Work required :: Without copying any pictures, restate exactly the lines from the start of the records through the line containing "from matplotlib.lines import Line2D".

Records provided ::
◆ ◆ ◆ ◆

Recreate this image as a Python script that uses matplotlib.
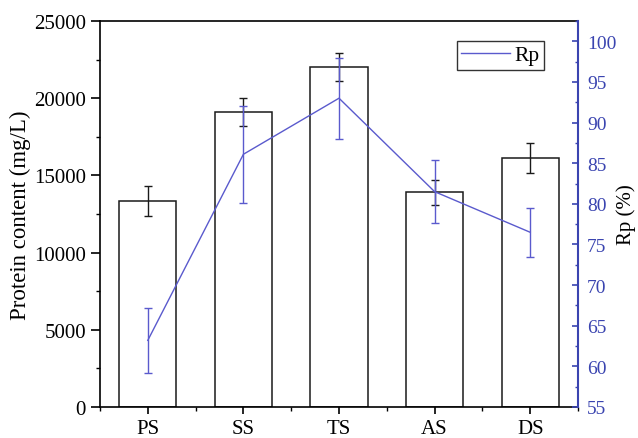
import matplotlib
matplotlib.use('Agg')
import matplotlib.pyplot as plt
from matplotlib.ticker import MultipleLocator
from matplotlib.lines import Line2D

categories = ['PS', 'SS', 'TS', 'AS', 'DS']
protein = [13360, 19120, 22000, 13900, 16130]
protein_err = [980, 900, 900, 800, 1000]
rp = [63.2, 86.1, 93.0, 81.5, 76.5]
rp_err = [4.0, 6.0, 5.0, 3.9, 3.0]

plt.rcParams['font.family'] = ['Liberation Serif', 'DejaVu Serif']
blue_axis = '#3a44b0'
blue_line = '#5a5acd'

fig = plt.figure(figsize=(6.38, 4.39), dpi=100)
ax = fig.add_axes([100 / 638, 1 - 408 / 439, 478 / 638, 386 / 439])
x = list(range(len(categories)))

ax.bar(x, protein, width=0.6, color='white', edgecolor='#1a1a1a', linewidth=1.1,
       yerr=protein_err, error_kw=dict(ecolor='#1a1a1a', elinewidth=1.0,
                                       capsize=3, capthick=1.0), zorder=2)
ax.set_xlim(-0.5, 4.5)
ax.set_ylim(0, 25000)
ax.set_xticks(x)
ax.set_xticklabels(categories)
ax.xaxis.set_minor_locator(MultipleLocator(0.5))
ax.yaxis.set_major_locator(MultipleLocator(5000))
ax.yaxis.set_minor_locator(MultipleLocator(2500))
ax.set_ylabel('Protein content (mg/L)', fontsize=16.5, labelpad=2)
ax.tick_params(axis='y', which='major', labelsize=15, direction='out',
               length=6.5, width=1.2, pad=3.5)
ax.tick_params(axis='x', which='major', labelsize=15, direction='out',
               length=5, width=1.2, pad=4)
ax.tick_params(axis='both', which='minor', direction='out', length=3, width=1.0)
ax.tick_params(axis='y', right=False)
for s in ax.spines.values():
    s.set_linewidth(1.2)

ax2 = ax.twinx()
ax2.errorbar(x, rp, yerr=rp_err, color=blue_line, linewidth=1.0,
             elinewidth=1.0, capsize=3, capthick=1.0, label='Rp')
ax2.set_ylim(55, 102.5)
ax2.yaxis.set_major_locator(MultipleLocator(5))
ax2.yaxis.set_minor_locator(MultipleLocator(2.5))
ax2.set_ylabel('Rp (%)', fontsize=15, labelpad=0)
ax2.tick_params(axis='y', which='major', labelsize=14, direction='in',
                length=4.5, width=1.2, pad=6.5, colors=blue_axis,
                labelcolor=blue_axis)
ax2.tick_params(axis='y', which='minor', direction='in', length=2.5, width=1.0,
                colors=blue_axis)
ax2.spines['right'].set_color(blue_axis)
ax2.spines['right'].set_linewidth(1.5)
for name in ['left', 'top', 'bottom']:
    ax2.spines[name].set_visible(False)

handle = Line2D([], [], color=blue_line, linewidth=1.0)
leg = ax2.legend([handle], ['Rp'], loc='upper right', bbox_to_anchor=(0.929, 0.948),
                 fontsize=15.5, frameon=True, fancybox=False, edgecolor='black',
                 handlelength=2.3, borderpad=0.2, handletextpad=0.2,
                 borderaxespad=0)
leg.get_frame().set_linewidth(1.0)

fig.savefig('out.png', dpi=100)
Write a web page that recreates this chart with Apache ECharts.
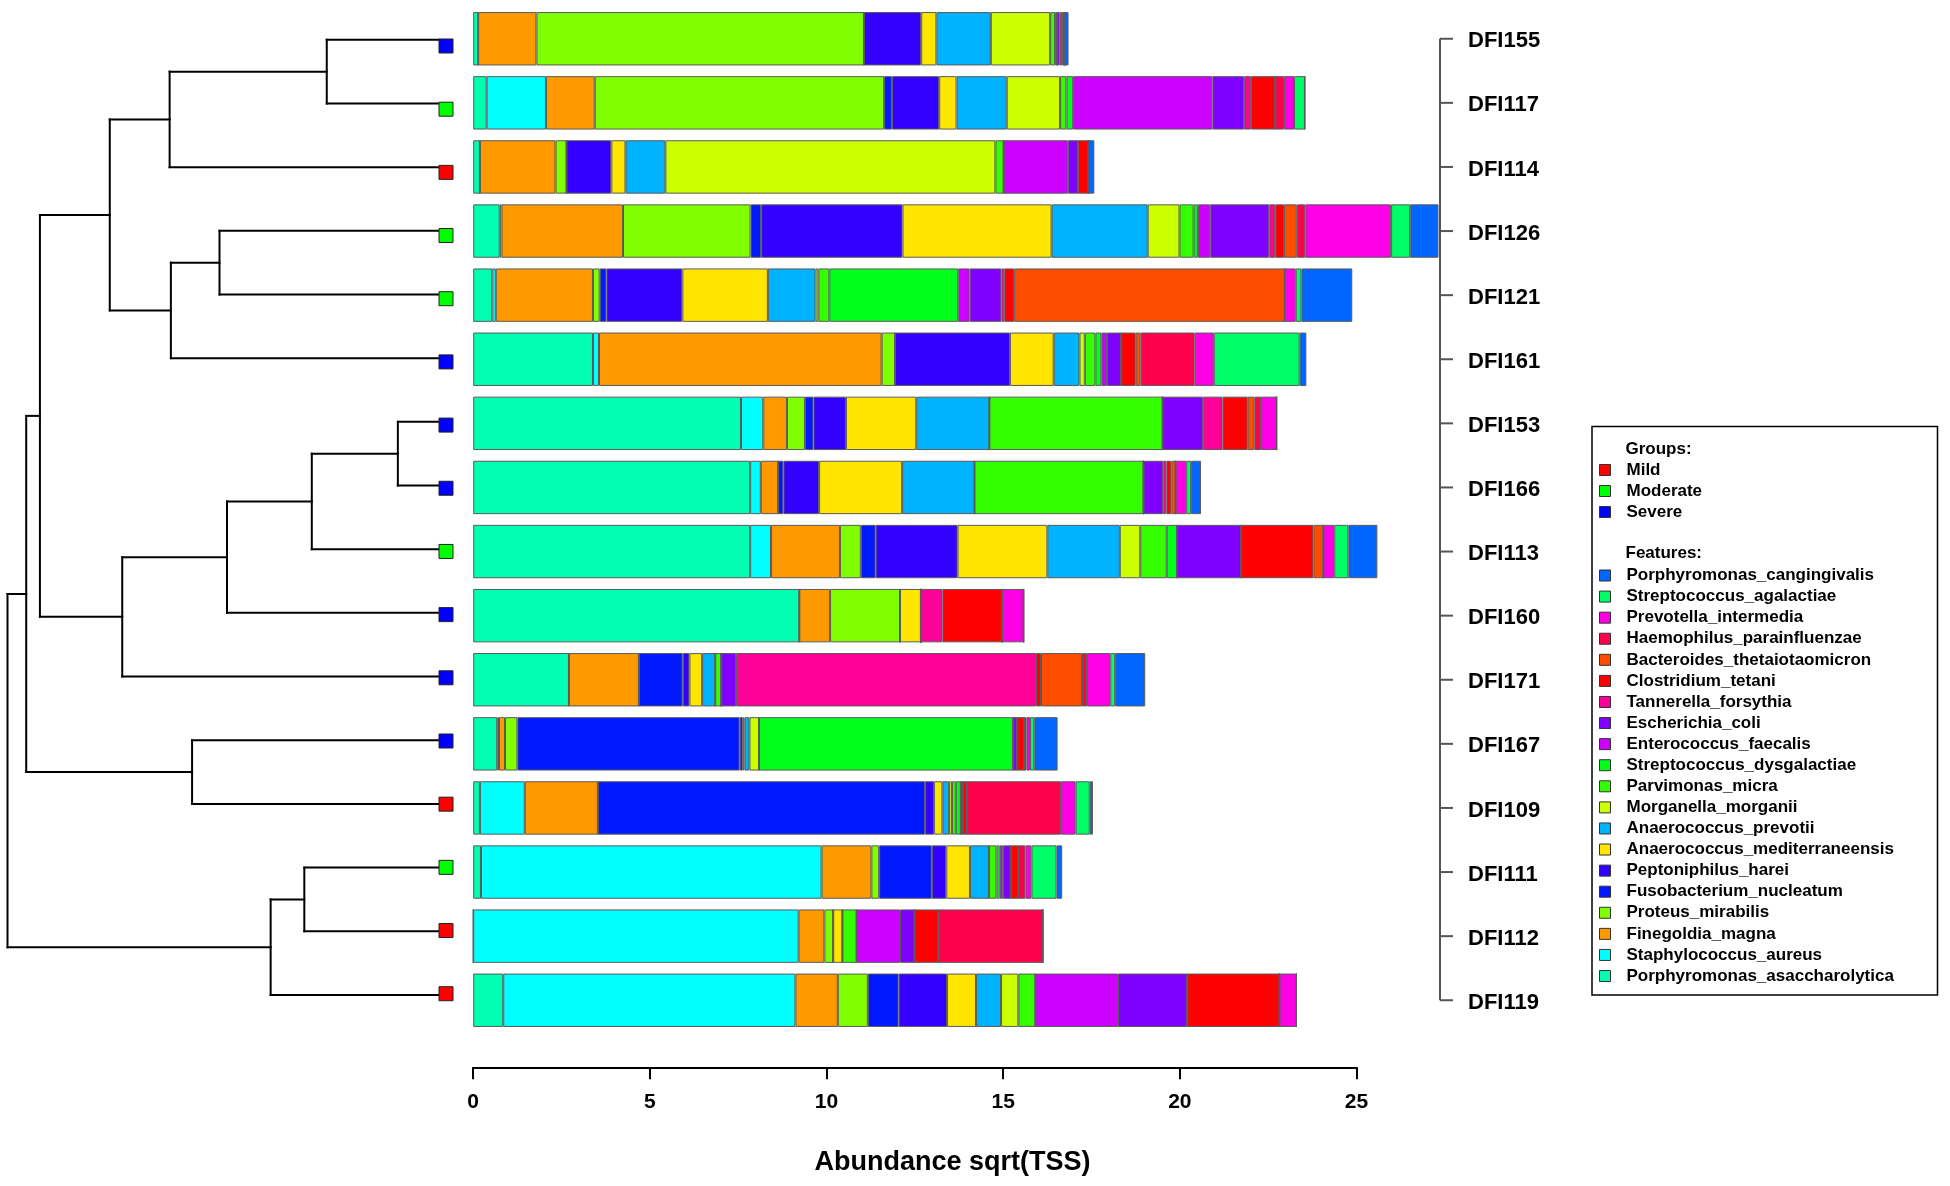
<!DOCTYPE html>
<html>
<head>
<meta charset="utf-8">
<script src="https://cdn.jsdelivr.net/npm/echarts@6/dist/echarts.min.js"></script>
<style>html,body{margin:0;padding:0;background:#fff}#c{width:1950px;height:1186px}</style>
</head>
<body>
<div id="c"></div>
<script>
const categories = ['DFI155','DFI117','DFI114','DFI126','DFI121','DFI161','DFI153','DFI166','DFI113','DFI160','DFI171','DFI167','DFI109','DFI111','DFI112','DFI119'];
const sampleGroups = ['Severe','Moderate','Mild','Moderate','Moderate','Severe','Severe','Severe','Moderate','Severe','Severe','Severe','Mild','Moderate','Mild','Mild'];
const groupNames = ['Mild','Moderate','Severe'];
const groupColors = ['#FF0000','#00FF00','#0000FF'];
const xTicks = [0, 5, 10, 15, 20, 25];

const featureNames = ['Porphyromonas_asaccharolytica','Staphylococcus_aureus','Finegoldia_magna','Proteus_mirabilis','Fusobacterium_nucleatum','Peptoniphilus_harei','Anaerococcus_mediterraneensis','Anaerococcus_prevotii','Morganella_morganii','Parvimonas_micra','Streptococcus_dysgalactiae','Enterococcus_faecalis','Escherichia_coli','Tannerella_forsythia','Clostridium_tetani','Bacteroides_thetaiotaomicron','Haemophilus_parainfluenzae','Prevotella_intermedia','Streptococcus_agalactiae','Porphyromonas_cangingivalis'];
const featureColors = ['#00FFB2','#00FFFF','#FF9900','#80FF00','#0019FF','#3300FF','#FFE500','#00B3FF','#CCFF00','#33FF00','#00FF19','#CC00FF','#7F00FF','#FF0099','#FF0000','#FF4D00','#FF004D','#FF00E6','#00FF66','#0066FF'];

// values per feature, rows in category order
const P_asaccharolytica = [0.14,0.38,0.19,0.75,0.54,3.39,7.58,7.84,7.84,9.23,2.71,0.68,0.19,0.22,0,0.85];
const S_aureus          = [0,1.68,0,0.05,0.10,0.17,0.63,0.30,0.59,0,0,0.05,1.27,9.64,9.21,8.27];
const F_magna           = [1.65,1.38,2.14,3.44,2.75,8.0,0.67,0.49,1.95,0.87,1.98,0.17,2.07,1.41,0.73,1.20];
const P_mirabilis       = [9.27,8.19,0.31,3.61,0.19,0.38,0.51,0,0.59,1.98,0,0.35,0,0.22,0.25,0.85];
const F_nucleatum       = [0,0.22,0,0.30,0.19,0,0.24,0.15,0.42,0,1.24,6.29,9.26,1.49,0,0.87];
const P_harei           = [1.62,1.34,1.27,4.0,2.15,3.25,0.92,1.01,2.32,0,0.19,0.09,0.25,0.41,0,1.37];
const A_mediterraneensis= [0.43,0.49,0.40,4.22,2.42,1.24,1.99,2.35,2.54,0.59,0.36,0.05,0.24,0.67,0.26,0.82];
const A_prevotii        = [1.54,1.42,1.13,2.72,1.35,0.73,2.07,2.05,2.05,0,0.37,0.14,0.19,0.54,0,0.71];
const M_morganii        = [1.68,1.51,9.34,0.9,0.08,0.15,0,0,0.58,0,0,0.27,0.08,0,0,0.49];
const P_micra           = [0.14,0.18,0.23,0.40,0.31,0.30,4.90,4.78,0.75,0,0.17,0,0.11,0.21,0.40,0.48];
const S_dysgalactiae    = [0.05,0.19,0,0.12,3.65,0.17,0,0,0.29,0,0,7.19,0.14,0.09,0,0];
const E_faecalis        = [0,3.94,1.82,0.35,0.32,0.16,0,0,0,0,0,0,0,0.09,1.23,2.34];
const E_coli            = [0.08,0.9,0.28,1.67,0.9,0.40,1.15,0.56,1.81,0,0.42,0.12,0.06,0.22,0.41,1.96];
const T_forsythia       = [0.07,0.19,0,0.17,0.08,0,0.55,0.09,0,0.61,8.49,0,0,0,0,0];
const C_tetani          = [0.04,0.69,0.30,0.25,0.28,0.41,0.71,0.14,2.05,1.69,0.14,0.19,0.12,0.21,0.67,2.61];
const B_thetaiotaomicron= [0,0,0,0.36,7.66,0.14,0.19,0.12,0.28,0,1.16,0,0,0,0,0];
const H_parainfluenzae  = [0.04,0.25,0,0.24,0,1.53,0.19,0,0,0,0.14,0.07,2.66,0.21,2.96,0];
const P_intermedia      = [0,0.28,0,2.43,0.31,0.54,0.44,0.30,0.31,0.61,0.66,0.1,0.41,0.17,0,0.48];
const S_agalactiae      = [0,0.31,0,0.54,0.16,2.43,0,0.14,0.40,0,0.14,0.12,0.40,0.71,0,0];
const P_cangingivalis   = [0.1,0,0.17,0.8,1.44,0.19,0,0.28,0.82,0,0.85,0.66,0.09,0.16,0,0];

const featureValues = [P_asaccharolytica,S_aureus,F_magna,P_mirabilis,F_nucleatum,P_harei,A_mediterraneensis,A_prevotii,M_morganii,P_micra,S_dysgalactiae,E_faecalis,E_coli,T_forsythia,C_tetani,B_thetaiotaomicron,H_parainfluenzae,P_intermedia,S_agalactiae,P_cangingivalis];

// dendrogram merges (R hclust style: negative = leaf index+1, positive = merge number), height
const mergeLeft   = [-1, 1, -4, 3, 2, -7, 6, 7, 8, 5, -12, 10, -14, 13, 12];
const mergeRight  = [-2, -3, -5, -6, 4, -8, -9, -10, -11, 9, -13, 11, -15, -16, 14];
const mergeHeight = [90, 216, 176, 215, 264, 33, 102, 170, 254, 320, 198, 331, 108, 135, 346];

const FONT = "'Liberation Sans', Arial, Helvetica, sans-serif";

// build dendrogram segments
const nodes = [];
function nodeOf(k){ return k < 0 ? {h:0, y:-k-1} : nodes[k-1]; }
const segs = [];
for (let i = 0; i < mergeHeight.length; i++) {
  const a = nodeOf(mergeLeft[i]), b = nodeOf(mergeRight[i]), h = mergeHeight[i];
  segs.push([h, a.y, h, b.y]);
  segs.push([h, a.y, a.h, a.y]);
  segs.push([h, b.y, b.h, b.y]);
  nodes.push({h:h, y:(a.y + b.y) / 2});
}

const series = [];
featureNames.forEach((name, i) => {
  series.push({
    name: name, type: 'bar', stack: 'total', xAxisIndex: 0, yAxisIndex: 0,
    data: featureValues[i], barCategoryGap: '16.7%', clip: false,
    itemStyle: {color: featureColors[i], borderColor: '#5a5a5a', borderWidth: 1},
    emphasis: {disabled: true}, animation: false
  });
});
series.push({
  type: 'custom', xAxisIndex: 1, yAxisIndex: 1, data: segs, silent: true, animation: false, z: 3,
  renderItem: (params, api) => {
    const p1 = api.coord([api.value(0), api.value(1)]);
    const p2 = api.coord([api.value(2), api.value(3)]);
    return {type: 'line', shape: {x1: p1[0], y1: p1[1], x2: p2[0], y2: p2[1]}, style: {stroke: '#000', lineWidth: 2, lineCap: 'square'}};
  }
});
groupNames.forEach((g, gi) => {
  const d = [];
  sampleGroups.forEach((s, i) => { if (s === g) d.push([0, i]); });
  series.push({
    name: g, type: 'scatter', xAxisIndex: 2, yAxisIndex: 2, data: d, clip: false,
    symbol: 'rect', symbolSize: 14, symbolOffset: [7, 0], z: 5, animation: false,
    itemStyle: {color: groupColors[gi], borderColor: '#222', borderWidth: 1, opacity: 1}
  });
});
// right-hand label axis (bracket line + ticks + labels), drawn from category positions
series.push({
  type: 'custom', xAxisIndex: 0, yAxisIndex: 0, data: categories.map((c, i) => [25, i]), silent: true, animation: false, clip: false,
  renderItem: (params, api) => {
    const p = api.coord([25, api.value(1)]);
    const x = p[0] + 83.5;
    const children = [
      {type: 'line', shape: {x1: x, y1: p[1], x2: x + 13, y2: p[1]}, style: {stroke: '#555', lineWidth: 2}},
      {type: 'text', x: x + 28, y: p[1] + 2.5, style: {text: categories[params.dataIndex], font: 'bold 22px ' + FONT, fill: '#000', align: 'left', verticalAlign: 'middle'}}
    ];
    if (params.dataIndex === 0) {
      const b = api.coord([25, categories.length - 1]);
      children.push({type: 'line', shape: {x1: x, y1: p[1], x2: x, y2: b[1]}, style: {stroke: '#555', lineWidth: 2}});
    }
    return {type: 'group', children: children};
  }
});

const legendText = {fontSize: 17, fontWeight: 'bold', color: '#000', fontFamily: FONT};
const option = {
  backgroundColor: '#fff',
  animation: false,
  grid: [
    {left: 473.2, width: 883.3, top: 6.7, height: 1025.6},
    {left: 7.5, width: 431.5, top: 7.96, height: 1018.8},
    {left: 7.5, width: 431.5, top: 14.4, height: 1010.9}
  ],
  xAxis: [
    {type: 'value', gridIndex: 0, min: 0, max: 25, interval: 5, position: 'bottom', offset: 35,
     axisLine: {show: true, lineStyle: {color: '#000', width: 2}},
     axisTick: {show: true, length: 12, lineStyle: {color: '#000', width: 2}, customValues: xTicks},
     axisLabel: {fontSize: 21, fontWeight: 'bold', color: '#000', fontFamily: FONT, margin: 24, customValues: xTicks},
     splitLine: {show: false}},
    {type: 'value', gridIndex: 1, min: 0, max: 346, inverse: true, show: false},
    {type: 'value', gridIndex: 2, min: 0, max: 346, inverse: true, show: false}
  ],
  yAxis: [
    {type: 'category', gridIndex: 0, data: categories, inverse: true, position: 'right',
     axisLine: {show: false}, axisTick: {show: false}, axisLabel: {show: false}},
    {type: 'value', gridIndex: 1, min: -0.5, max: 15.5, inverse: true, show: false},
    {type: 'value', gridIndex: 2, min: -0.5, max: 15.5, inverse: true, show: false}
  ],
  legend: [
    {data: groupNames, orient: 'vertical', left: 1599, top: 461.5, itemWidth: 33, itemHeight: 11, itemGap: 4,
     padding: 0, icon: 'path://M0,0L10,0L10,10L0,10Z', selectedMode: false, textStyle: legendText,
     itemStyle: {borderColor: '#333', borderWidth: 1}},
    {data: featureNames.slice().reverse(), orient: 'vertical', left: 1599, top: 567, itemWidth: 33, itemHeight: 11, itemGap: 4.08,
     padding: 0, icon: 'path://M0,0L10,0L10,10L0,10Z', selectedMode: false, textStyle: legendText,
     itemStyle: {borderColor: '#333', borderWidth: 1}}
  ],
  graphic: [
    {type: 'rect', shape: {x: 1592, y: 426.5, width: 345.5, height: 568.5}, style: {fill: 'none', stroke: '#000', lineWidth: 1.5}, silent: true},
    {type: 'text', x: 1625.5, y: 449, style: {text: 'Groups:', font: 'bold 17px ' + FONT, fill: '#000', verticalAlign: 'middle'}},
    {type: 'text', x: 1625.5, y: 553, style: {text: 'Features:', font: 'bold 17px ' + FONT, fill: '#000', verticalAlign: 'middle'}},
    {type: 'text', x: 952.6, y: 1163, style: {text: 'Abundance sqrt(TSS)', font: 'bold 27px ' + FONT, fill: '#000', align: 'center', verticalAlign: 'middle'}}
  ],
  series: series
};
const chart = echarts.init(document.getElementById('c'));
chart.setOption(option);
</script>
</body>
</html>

◆ ◆ ◆ ◆

Task output ::
Recreate this image as a Python script that uses matplotlib.
import matplotlib
matplotlib.use('Agg')
import matplotlib.pyplot as plt
from matplotlib.ticker import MultipleLocator
from matplotlib.lines import Line2D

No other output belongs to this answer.